Weps うち明け話
#278
「ありがとう」に応えるには
 被災者の「何もかもなくなったけど、生きていられるだけでいい。これからまた頑張る」という言葉。
 避難所での、おにぎりと味噌汁だけの食事を得て「美味しいです」と喜ぶ顔。
 そういう光景をテレビで見て、自分は何をやっているんだろう、と思う。
 ときどき来る揺れと緊急地震速報にはおびえ、深刻な原発の事故処理を気にするのは当然だ。だけど何も失ってはいないし、衣食住は足りている。健康被害もない、少なくとも震災に起因するものは。

 ふだん、あまり多くは食べない米のストックが少なくなってきたので、スーパーに買いに出たら棚から一切無くなっていて、3軒目に行ったところでようやく2キロを買えた。10キロはもちろん、5キロでさえ使い切るのにだいぶかかるから、ふだんから米は2キロ入りしか買わないのだが、今回だけはあれば10キロ入りを買っていただろうと思う。水も2リットル入りのペットボトルは売り切れ。500ミリリットルのものをいっぱい買っておこうか、と思った。昔、徹夜仕事に備えて夜食用のカップ麺をドラッグストアで大量に買ったのを思い出した。米がなければパック入りのご飯を買うか、と思ったがそれも売り切れ。どうする?車で走り回るか?
 やめた。「カッコつけていて、後で腹へって泣いても知らないぞ」と言うもう一人の自分もいた。それを抑え込んだのは、大家族とか、小さな子やお年寄りがいるわけでもない自分が今ここで、ふだんなら買わないもの、普通の暮らしに必要なもの以上を買うことが、被災者の健康を損なわせることにつながるかもしれないという思いだ。その前に、近所にいっぱいいる育ち盛りの子どもたちの食い扶持まで奪ってしまうかもしれないし、車などで遠くへ買い物に行けない人たちの分を減らすことにもなる。そんな簡単なことに、すぐには気づかない自分がいたのだ。結局、停電に備えて懐中電灯を買って帰った。

 被災者のために自分ができることをしたい。その思いはあるし、聞かれたらそう答えるだろう。買い物をするたびに、レジ横に募金箱があればお釣りを入れることもやっている。だが最も簡単なことは、被災地でないところに住んでいる自分は、落ち着きを失わないことだと思う。そしてさらに言えば、なるべく節電と節約に努めて、被災者たちの命の綱を少しでも太くすることだろう。何か特別なことをするのは、その後だ。
 テレビを見ていると、被災者のほとんどが最後に「ありがとうございました」と言う。あの、心からの「ありがとう」は、何も取材チームに向けられたものではなく、直接にも間接にも、災害にあった今の自分たちを支えてくれているすべての人に対するものだと思う。その中には(すごく間接的ではあるが)、僕たちも含まれるはずで、それに応えなければ申し訳ない。

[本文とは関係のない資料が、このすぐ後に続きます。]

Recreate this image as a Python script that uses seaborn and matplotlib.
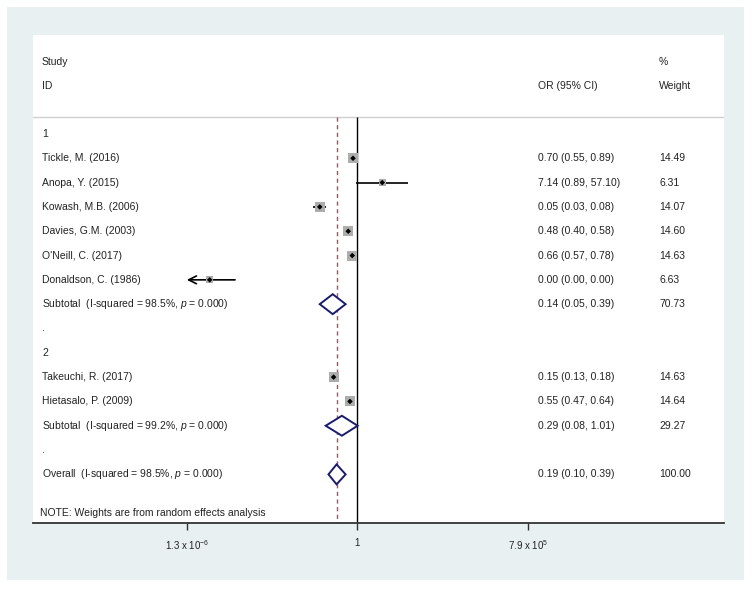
import numpy as np
import pandas as pd
import matplotlib
matplotlib.use("Agg")
import matplotlib.pyplot as plt
import matplotlib.transforms as mtransforms
from matplotlib.patches import Polygon, Rectangle
import seaborn as sns

# Study rows
studies = ["Tickle, M. (2016)", "Anopa, Y. (2015)", "Kowash, M.B. (2006)",
           "Davies, G.M. (2003)", "O'Neill, C. (2017)", "Donaldson, C. (1986)",
           "Takeuchi, R. (2017)", "Hietasalo, P. (2009)"]
study_rows = [1, 2, 3, 4, 5, 6, 10, 11]
or_est = [0.70, 7.14, 0.05, 0.48, 0.66, 8e-6, 0.15, 0.55]
ci_low = [0.55, 0.89, 0.03, 0.40, 0.57, 1e-8, 0.13, 0.47]
ci_high = [0.89, 57.10, 0.08, 0.58, 0.78, 6e-5, 0.18, 0.64]
weights = [14.49, 6.31, 14.07, 14.60, 14.63, 6.63, 14.63, 14.64]
or_text = ["0.70 (0.55, 0.89)", "7.14 (0.89, 57.10)", "0.05 (0.03, 0.08)",
           "0.48 (0.40, 0.58)", "0.66 (0.57, 0.78)", "0.00 (0.00, 0.00)",
           "0.15 (0.13, 0.18)", "0.55 (0.47, 0.64)"]
weight_text = ["14.49", "6.31", "14.07", "14.60", "14.63", "6.63", "14.63", "14.64"]

# Pooled rows (diamonds)
pooled_labels = ["Subtotal  (I-squared = 98.5%, $p$ = 0.000)",
                 "Subtotal  (I-squared = 99.2%, $p$ = 0.000)",
                 "Overall  (I-squared = 98.5%, $p$ = 0.000)"]
pooled_rows = [7, 12, 14]
pooled_est = [0.14, 0.29, 0.19]
pooled_low = [0.05, 0.08, 0.10]
pooled_high = [0.39, 1.01, 0.39]
pooled_or_text = ["0.14 (0.05, 0.39)", "0.29 (0.08, 1.01)", "0.19 (0.10, 0.39)"]
pooled_weight_text = ["70.73", "29.27", "100.00"]

# Group labels
group_labels = ["1", ".", "2", "."]
group_rows = [0, 8, 9, 13]

tick_vals = [1.3e-6, 1, 7.9e5]
tick_labels = ["1.3 x 10$^{-6}$", "1", "7.9 x 10$^{5}$"]

sns.set_style("white")
plt.rcParams["font.family"] = ["Liberation Sans", "DejaVu Sans"]
plt.rcParams["mathtext.fontset"] = "custom"
plt.rcParams["mathtext.rm"] = "Liberation Sans"
plt.rcParams["mathtext.it"] = "Liberation Sans:italic"

W, H = 752, 590
fig = plt.figure(figsize=(W / 100, H / 100), dpi=100)
fig.patch.set_facecolor("white")
bg = Rectangle((7 / W, 1 - 580 / H), 737 / W, 573 / H,
               transform=fig.transFigure, facecolor="#e9f0f2",
               edgecolor="none", zorder=-10)
fig.add_artist(bg)

ax = fig.add_axes([33 / W, 1 - 523 / H, 691 / W, (523 - 35) / H])
ax.set_zorder(1)
ax.set_facecolor("white")
ax.set_xscale("log")
ax.set_xlim(10 ** -11.19, 10 ** 12.64)
row_top, row_bot = -4.07, 16.0
ax.set_ylim(row_bot, row_top)

txt_color = "#222222"
fs = 7.5
trans = mtransforms.blended_transform_factory(ax.transAxes, ax.transData)
x_lab, x_or, x_wt = (42 - 33) / 691, (538 - 33) / 691, (659 - 33) / 691

# header
ax.text(x_lab, -2.95, "Study", transform=trans, va="center", fontsize=fs, color=txt_color)
ax.text(x_lab, -1.98, "ID", transform=trans, va="center", fontsize=fs, color=txt_color)
ax.text(x_or, -1.98, "OR (95% CI)", transform=trans, va="center", fontsize=fs, color=txt_color)
ax.text(x_wt, -2.95, "%", transform=trans, va="center", fontsize=fs, color=txt_color)
ax.text(x_wt, -1.98, "Weight", transform=trans, va="center", fontsize=fs, color=txt_color)
ax.axhline(-0.7, color="#d0d0d0", lw=1.0)

# reference lines
ax.vlines(1, -0.7, row_bot, color="black", lw=1.0, zorder=2)
ax.vlines(pooled_est[-1], -0.7, row_bot, color="#b8485e", lw=1.0,
          linestyles=[(0, (3, 2.5))], zorder=2)

for r, g in zip(group_rows, group_labels):
    ax.text(x_lab, r, g, transform=trans, va="center", fontsize=fs, color=txt_color)

df = pd.DataFrame({"study": studies, "row": study_rows, "or": or_est,
                   "lo": ci_low, "hi": ci_high, "w": weights})

# confidence intervals
xmin_plot = tick_vals[0]
for _, d in df.iterrows():
    if d["lo"] < xmin_plot:
        ax.annotate("", xy=(xmin_plot, d["row"]), xytext=(d["hi"], d["row"]),
                    arrowprops=dict(arrowstyle="->", lw=1.2, color="black",
                                    mutation_scale=14, shrinkA=0, shrinkB=0))
    else:
        ax.hlines(d["row"], d["lo"], d["hi"], color="black", lw=1.2, zorder=3)

# weight boxes and point estimates
sns.scatterplot(data=df, x="or", y="row", size="w", sizes=(0, 52),
                size_norm=(0, max(weights)), marker="s", color="#adadad",
                edgecolor="none", legend=False, ax=ax, zorder=4)
sns.scatterplot(data=df, x="or", y="row", marker="D", s=8, color="black",
                edgecolor="none", legend=False, ax=ax, zorder=5)

for i, d in df.iterrows():
    ax.text(x_lab, d["row"], d["study"], transform=trans, va="center",
            fontsize=fs, color=txt_color)
    ax.text(x_or, d["row"], or_text[i], transform=trans, va="center",
            fontsize=fs, color=txt_color)
    ax.text(x_wt, d["row"], weight_text[i], transform=trans, va="center",
            fontsize=fs, color=txt_color)

# diamonds
h = 0.41
for i, r in enumerate(pooled_rows):
    verts = [(pooled_low[i], r), (pooled_est[i], r - h),
             (pooled_high[i], r), (pooled_est[i], r + h)]
    ax.add_patch(Polygon(verts, closed=True, facecolor="white",
                         edgecolor="#1b1b6b", lw=1.4, zorder=4))
    ax.text(x_lab, r, pooled_labels[i], transform=trans, va="center",
            fontsize=fs, color=txt_color)
    ax.text(x_or, r, pooled_or_text[i], transform=trans, va="center",
            fontsize=fs, color=txt_color)
    ax.text(x_wt, r, pooled_weight_text[i], transform=trans, va="center",
            fontsize=fs, color=txt_color)

ax.text(x_lab - 0.003, 15.6, "NOTE: Weights are from random effects analysis",
        transform=trans, va="center", fontsize=fs, color=txt_color)

# x axis
for s in ["top", "left", "right"]:
    ax.spines[s].set_visible(False)
ax.spines["bottom"].set_color("#333333")
ax.spines["bottom"].set_linewidth(1.3)
ax.set_yticks([])
ax.set_xticks(tick_vals)
ax.set_xticklabels(tick_labels)
ax.xaxis.set_minor_locator(matplotlib.ticker.NullLocator())
ax.tick_params(axis="x", direction="out", length=5, width=1, color="#333333",
               labelsize=7, labelcolor=txt_color, pad=6, bottom=True)
ax.set_xlabel("")
ax.set_ylabel("")

fig.savefig("out.png", dpi=100)
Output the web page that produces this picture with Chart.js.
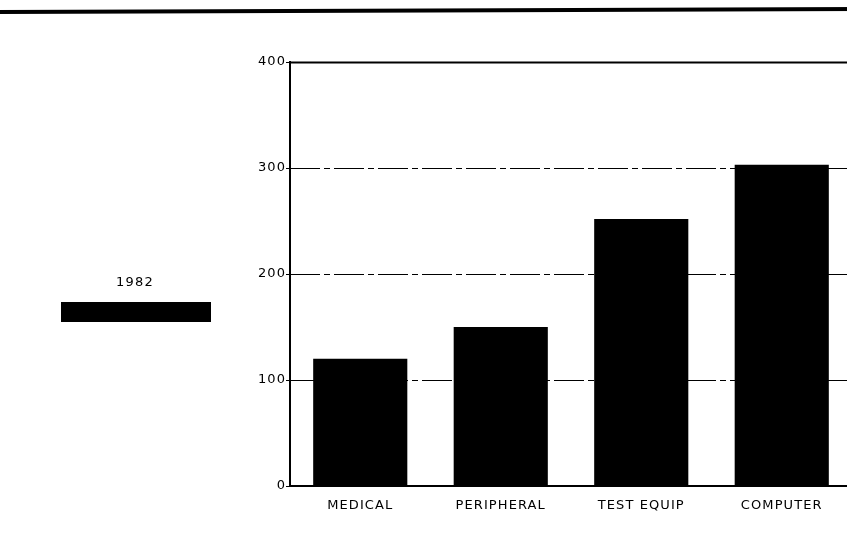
<!DOCTYPE html>
<html>
<head>
<meta charset="utf-8">
<script src="https://cdn.jsdelivr.net/npm/chart.js@4.4.1/dist/chart.umd.min.js"></script>
<style>
html,body{margin:0;padding:0;background:#fff;overflow:hidden;width:847px;height:558px;}
#wrap{position:absolute;left:0;top:0;width:860px;height:558px;}
</style>
</head>
<body>
<div id="wrap"><canvas id="c" width="860" height="558"></canvas></div>
<script>
const categories = ["MEDICAL", "PERIPHERAL", "TEST EQUIP", "COMPUTER"];
const seriesLabel = "1982";
const values1982 = [120, 150, 252, 303];
const yTicks = [0, 100, 200, 300, 400];

const FONT = "'DejaVu Sans', sans-serif";

const decor = {
  id: 'decor',
  beforeDraw(chart) {
    chart.ctx.letterSpacing = '1.1px';
  },
  beforeDatasetsDraw(chart) {
    const ctx = chart.ctx, ca = chart.chartArea, ys = chart.scales.y;
    ctx.save();
    ctx.strokeStyle = '#000';
    yTicks.forEach(v => {
      if (v === 0) return;
      const y = Math.round(ys.getPixelForValue(v)) + 0.5;
      ctx.beginPath();
      if (v === 400) { ctx.setLineDash([]); ctx.lineWidth = 2; }
      else { ctx.setLineDash([30, 4, 6, 4]); ctx.lineWidth = 1; }
      ctx.moveTo(ca.left, y); ctx.lineTo(ca.right, y);
      ctx.stroke();
    });
    ctx.restore();
  },
  afterDraw(chart) {
    const ctx = chart.ctx;
    ctx.save();
    ctx.strokeStyle = '#000';
    ctx.lineWidth = 4;
    ctx.beginPath(); ctx.moveTo(0, 12); ctx.lineTo(860, 9); ctx.stroke();
    const ds = chart.data.datasets[0];
    ctx.fillStyle = '#000';
    ctx.font = '13px ' + FONT;
    ctx.letterSpacing = '1.2px';
    ctx.textAlign = 'center'; ctx.textBaseline = 'middle';
    ctx.fillText(ds.label, 135, 283);
    ctx.fillStyle = ds.backgroundColor;
    ctx.fillRect(61, 302, 150, 20);
    ctx.restore();
  }
};

new Chart(document.getElementById('c'), {
  type: 'bar',
  data: {
    labels: categories,
    datasets: [{ label: seriesLabel, data: values1982, backgroundColor: '#000', borderWidth: 0,
      categoryPercentage: 1, barPercentage: 0.67 }]
  },
  options: {
    responsive: false, animation: false,
    layout: { padding: { top: 62, right: 8, left: 0, bottom: 0 } },
    plugins: { legend: { display: false }, tooltip: { enabled: false } },
    scales: {
      x: {
        grid: { display: false },
        border: { display: true, color: '#000', width: 2 },
        ticks: { color: '#000', font: { family: FONT, size: 13 }, padding: 4, maxRotation: 0 },
        afterFit(s) { s.height = 72; }
      },
      y: {
        min: 0, max: 400,
        afterBuildTicks(s) { s.ticks = yTicks.map(v => ({ value: v })); },
        grid: { drawOnChartArea: false, drawTicks: true, tickLength: 4, color: '#000', lineWidth: 1 },
        border: { display: true, color: '#000', width: 2 },
        ticks: { color: '#000', font: { family: FONT, size: 13 }, padding: 0 },
        afterFit(s) { s.width = 290; }
      }
    }
  },
  plugins: [decor]
});
</script>
</body>
</html>
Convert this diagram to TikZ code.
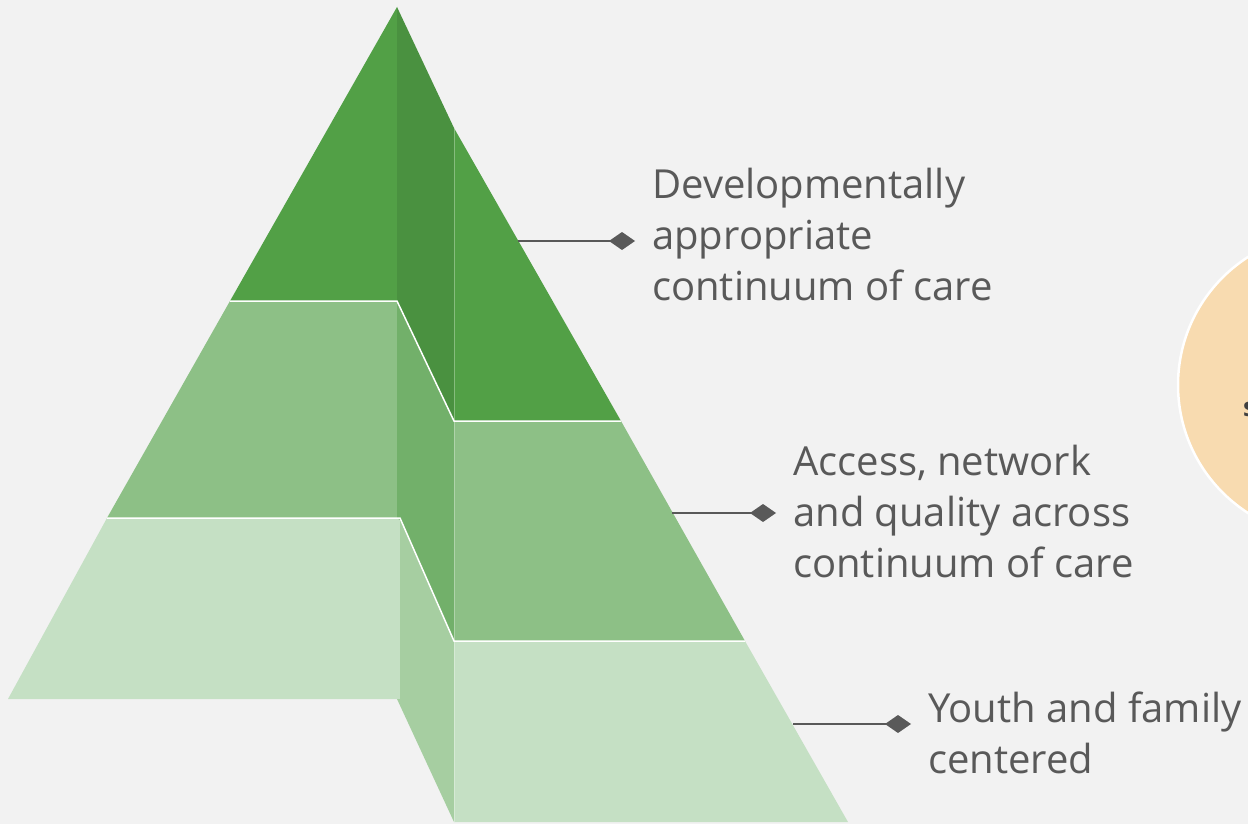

 昨日3月15日から1週間、レッズはチームをオフにした。当面、ナビスコ杯の2節までとリーグ戦の第3節が中止となった決定を受けてのことだ。リーグ第4節、レッズは4月2日(土)のホーム川崎戦が開催されることを前提にしての措置だ。
 この時期にサッカーをやっていていいのか。そういう考えもあるだろう。しかしJリーグが再開されたとき、人々を楽しませる素晴らしいプレーをしなくてはいけない。そういう難しいバランスの中で、準備を怠ってはいけないのも選手の仕事だ。
 正直言えば、4月2日(土)から、リーグ戦がそのまま再開されると僕には思えない。リーグ戦に参加不可能なクラブを外して行う。開催試合のチケットには義援金を含む。ナビスコ杯をチャリティー大会に組み替える。期間を短縮して93年のような水曜、土曜開催にする。ホームorアウェイにして試合数を減らしナイターをなくす…。
 思いつくまま挙げたが、関係者はその何十倍もの想定をして、いま懸命に善後策を練っていることだろう。だが災害はまだ続いていると言っていい、この時期に結論は出せないと思う。
 僕自身は、まずは3冊目の幻になるかもしれないMDP4月2日号の準備をしっかりするだけだ。
 それと、ふと険しい顔(ふだんからそう言われるが)になっている自分に気がつくことがあるが、これからは意識して笑顔でいようと思う。昨日、大原で啓太から最後に聞いた言葉、「いつまでも暗い顔をしていても仕方ないと思う。そういうことが頭から離れないということはあるが、これからはしっかりと笑顔を意識したいと思う(要旨)」を聞いて、そう思った。